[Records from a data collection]
○ ○ ○ ○ ○

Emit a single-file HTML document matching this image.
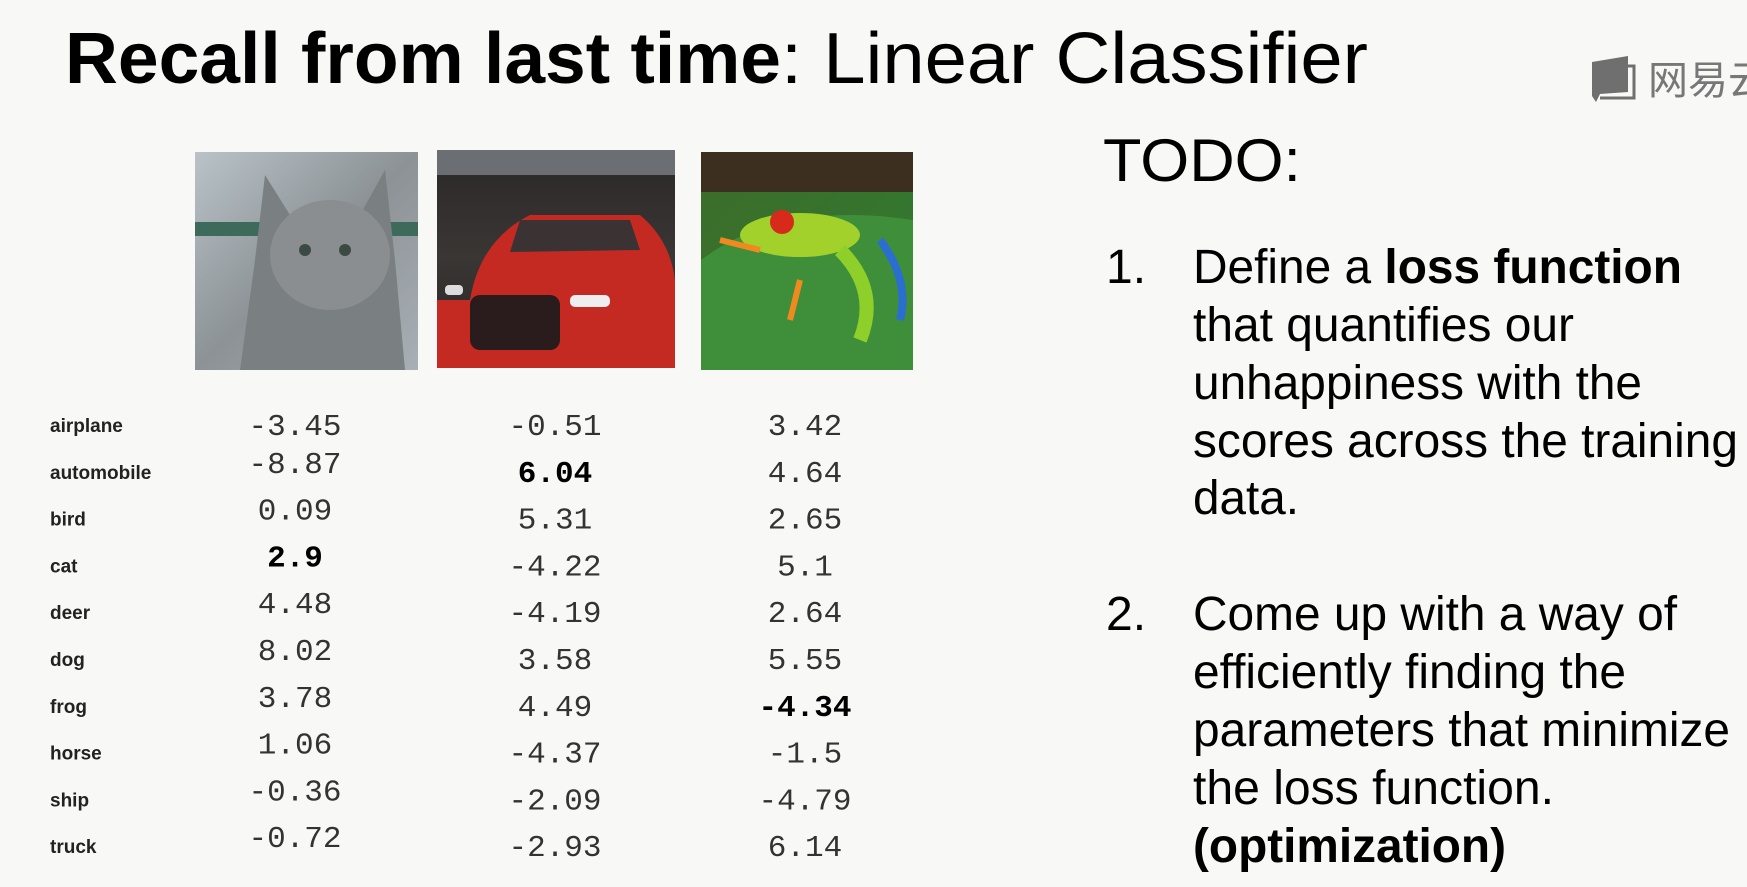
<!DOCTYPE html>
<html><head><meta charset="utf-8"><style>
html,body{margin:0;padding:0;background:#f8f8f6;}
svg{display:block}
</style></head><body>
<svg width="1747" height="887" viewBox="0 0 1747 887" xmlns="http://www.w3.org/2000/svg">
<defs>
<linearGradient id="catg" x1="0" y1="0" x2="1" y2="1"><stop offset="0" stop-color="#b9c3c8"/><stop offset="0.5" stop-color="#8c9296"/><stop offset="1" stop-color="#a9b0b5"/></linearGradient>
<linearGradient id="carbg" x1="0" y1="0" x2="0" y2="1"><stop offset="0" stop-color="#2a2828"/><stop offset="0.5" stop-color="#3a3634"/><stop offset="1" stop-color="#252323"/></linearGradient>
<linearGradient id="frogbg" x1="0" y1="0" x2="1" y2="1"><stop offset="0" stop-color="#3d6b2a"/><stop offset="1" stop-color="#2f7d32"/></linearGradient>
</defs>
<rect width="1747" height="887" fill="#f8f8f6"/>
<g font-family="Liberation Sans, Arial, sans-serif" fill="#000">
<text x="65" y="83" font-size="72" font-weight="bold" textLength="716" lengthAdjust="spacingAndGlyphs">Recall from last time</text>
<text x="781" y="83" font-size="72" textLength="587" lengthAdjust="spacingAndGlyphs">: Linear Classifier</text>
</g>
<g>
<path d="M1592 62 L1628 56 L1628 92 L1600 94 L1596 102 L1592 96 Z" fill="#6f6f6f"/>
<path d="M1626 66 L1634 66 L1634 98 L1600 98" fill="none" stroke="#6f6f6f" stroke-width="3"/>
<text x="1648" y="94" font-family="Liberation Sans, Noto Sans CJK SC, sans-serif" font-size="40" fill="#777">网易云</text>
</g>
<!-- images -->
<g>
<rect x="195" y="152" width="223" height="218" fill="url(#catg)"/>
<rect x="195" y="222" width="223" height="14" fill="#3d6a5a"/>
<path d="M265 175 L290 215 L360 215 L385 170 L395 260 L405 370 L240 370 L255 260 Z" fill="#7a7f82"/>
<ellipse cx="330" cy="255" rx="60" ry="55" fill="#8a8e90"/>
<circle cx="305" cy="250" r="6" fill="#3c4a44"/><circle cx="345" cy="250" r="6" fill="#3c4a44"/>
</g>
<g>
<rect x="437" y="150" width="238" height="218" fill="url(#carbg)"/>
<rect x="437" y="150" width="238" height="25" fill="#6b6f74"/>
<path d="M470 300 Q480 240 530 215 L640 215 Q670 240 675 280 L675 368 L437 368 L437 300 Z" fill="#c42a22"/>
<path d="M520 220 L630 220 L640 250 L510 252 Z" fill="#3b3333"/>
<rect x="470" y="295" width="90" height="55" rx="10" fill="#2a1c1c"/>
<rect x="570" y="295" width="40" height="12" rx="5" fill="#eee"/>
<rect x="445" y="285" width="18" height="10" rx="4" fill="#ddd"/>
</g>
<g>
<rect x="701" y="152" width="212" height="218" fill="url(#frogbg)"/>
<rect x="701" y="152" width="212" height="40" fill="#3c2f20"/>
<path d="M701 260 Q780 200 913 220 L913 370 L701 370 Z" fill="#3f8f3a"/>
<ellipse cx="800" cy="235" rx="60" ry="22" fill="#a3d12b"/>
<circle cx="782" cy="222" r="12" fill="#d82a1a"/>
<path d="M840 250 Q880 290 860 340" stroke="#8ecf2a" stroke-width="14" fill="none"/>
<path d="M880 240 Q910 280 900 320" stroke="#2a6fd0" stroke-width="8" fill="none"/>
<path d="M760 250 L720 240 M800 280 L790 320" stroke="#f08a20" stroke-width="6"/>
</g>
<g id="table"></g>
<g font-family="Liberation Sans, Arial, sans-serif" fill="#000">
<text x="1103" y="181" font-size="60" textLength="198" lengthAdjust="spacingAndGlyphs">TODO:</text>
<text x="1106" y="283" font-size="48">1.</text>
<text x="1193" y="283" font-size="48" textLength="489" lengthAdjust="spacingAndGlyphs">Define a <tspan font-weight="bold">loss function</tspan></text>
<text x="1193" y="341" font-size="48" textLength="381" lengthAdjust="spacingAndGlyphs">that quantifies our</text>
<text x="1193" y="399" font-size="48" textLength="449" lengthAdjust="spacingAndGlyphs">unhappiness with the</text>
<text x="1193" y="457" font-size="48" textLength="545" lengthAdjust="spacingAndGlyphs">scores across the training</text>
<text x="1193" y="514" font-size="48" textLength="106" lengthAdjust="spacingAndGlyphs">data.</text>
<text x="1106" y="630" font-size="48">2.</text>
<text x="1193" y="630" font-size="48" textLength="484" lengthAdjust="spacingAndGlyphs">Come up with a way of</text>
<text x="1193" y="688" font-size="48" textLength="433" lengthAdjust="spacingAndGlyphs">efficiently finding the</text>
<text x="1193" y="746" font-size="48" textLength="537" lengthAdjust="spacingAndGlyphs">parameters that minimize</text>
<text x="1193" y="804" font-size="48" textLength="361" lengthAdjust="spacingAndGlyphs">the loss function.</text>
<text x="1193" y="862" font-size="48" font-weight="bold" textLength="313" lengthAdjust="spacingAndGlyphs">(optimization)</text>
</g>
</svg>
<script>
const categories = ["airplane","automobile","bird","cat","deer","dog","frog","horse","ship","truck"];
const catScores = ["-3.45","-8.87","0.09","2.9","4.48","8.02","3.78","1.06","-0.36","-0.72"];
const carScores = ["-0.51","6.04","5.31","-4.22","-4.19","3.58","4.49","-4.37","-2.09","-2.93"];
const frogScores = ["3.42","4.64","2.65","5.1","2.64","5.55","-4.34","-1.5","-4.79","6.14"];
const boldIndex = [3, 1, 6];
const series = [catScores, carScores, frogScores];
const seriesNames = ["cat","car","frog"];

const NS = "http://www.w3.org/2000/svg";
const g = document.getElementById("table");
const colX = i => [295, 555, 805][i];
const rowY = r => 432 + r * 46.8;
categories.forEach((c, r) => {
  const t = document.createElementNS(NS, "text");
  t.setAttribute("x", 50);
  t.setAttribute("y", rowY(r));
  t.setAttribute("font-family", "Liberation Sans, Arial, sans-serif");
  t.setAttribute("font-size", "19");
  t.setAttribute("font-weight", "bold");
  t.setAttribute("fill", "#222");
  
  
  t.textContent = c;
  g.appendChild(t);
});
series.forEach((vals, i) => {
  vals.forEach((v, r) => {
    const t = document.createElementNS(NS, "text");
    const off = (i === 0 && r > 0) ? -9 : 0;
    t.setAttribute("x", colX(i));
    t.setAttribute("y", rowY(r) + 3 + off);
    t.setAttribute("text-anchor", "middle");
    t.setAttribute("font-family", "Liberation Mono, DejaVu Sans Mono, monospace");
    t.setAttribute("font-size", "31");
    t.setAttribute("fill", "#333");
    if (boldIndex[i] === r) { t.setAttribute("font-weight", "bold"); t.setAttribute("fill", "#000"); }
    
    
    t.textContent = v;
    g.appendChild(t);
  });
});
</script>
</body></html>
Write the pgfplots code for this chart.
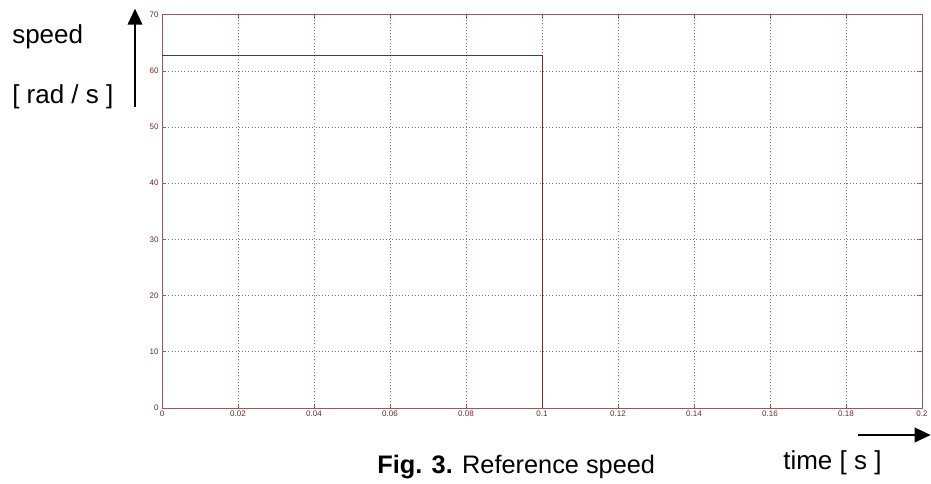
\documentclass[border=0pt]{standalone}
\usepackage{pgfplots}
\pgfplotsset{compat=1.18}
\usetikzlibrary{arrows.meta}
\usepackage{fontspec}
\setmainfont{Liberation Sans}
\definecolor{axc}{RGB}{140,95,95}
\definecolor{tkc}{RGB}{110,40,40}
\definecolor{gridc}{RGB}{150,105,105}
\definecolor{linec}{RGB}{105,50,50}
\begin{document}
\begin{tikzpicture}
\useasboundingbox (0,0) rectangle (698.25pt,363pt);
\begin{axis}[
  at={(121.5pt,57pt)}, anchor=south west,
  scale only axis, width=570pt, height=295pt,
  xmin=0, xmax=0.2, ymin=0, ymax=70,
  xtick={0,0.02,0.04,0.06,0.08,0.1,0.12,0.14,0.16,0.18,0.2},
  xticklabels={0,0.02,0.04,0.06,0.08,0.1,0.12,0.14,0.16,0.18,0.2},
  ytick={0,10,20,30,40,50,60,70},
  tick align=inside, major tick length=3pt,
  axis line style={axc, line width=0.6pt},
  every tick/.style={axc, line width=0.5pt},
  grid=major, major grid style={gridc, dotted, line width=0.5pt},
  tick label style={font=\fontsize{6}{7}\selectfont, text=tkc},
  /pgf/number format/assume math mode=true,
  xticklabel style={yshift=1pt},
  yticklabel style={xshift=1pt},
]
\addplot[linec, line width=0.6pt] coordinates {(0,62.83) (0.1,62.83) (0.1,0) (0.2,0)};
\end{axis}
\node[anchor=west, font=\fontsize{19.5}{22}\selectfont, inner sep=0pt] at (9pt,335.25pt) {speed};
\node[anchor=west, font=\fontsize{19.5}{22}\selectfont, inner sep=0pt] at (9pt,290.25pt) {[ rad / s ]};
\draw[line width=1.2pt, -{Triangle[width=11pt,length=12pt]}] (101.25pt,282.75pt) -- (101.25pt,356.5pt);
\draw[line width=1.2pt, -{Triangle[width=11pt,length=12pt]}] (643.5pt,36.75pt) -- (698pt,36.75pt);
\node[anchor=west, font=\fontsize{19.5}{22}\selectfont, inner sep=0pt] at (587.25pt,15.75pt) {time [ s ]};
\node[anchor=west, font=\fontsize{19}{22}\selectfont, inner sep=0pt] at (282.75pt,12.75pt) {\textbf{Fig. 3.} Reference speed};
\end{tikzpicture}
\end{document}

○ ○ ○ ○ ○

Report each line in the data that holds the word "this".

Emit a single-file HTML document matching this image.
Write the pgfplots code for this chart.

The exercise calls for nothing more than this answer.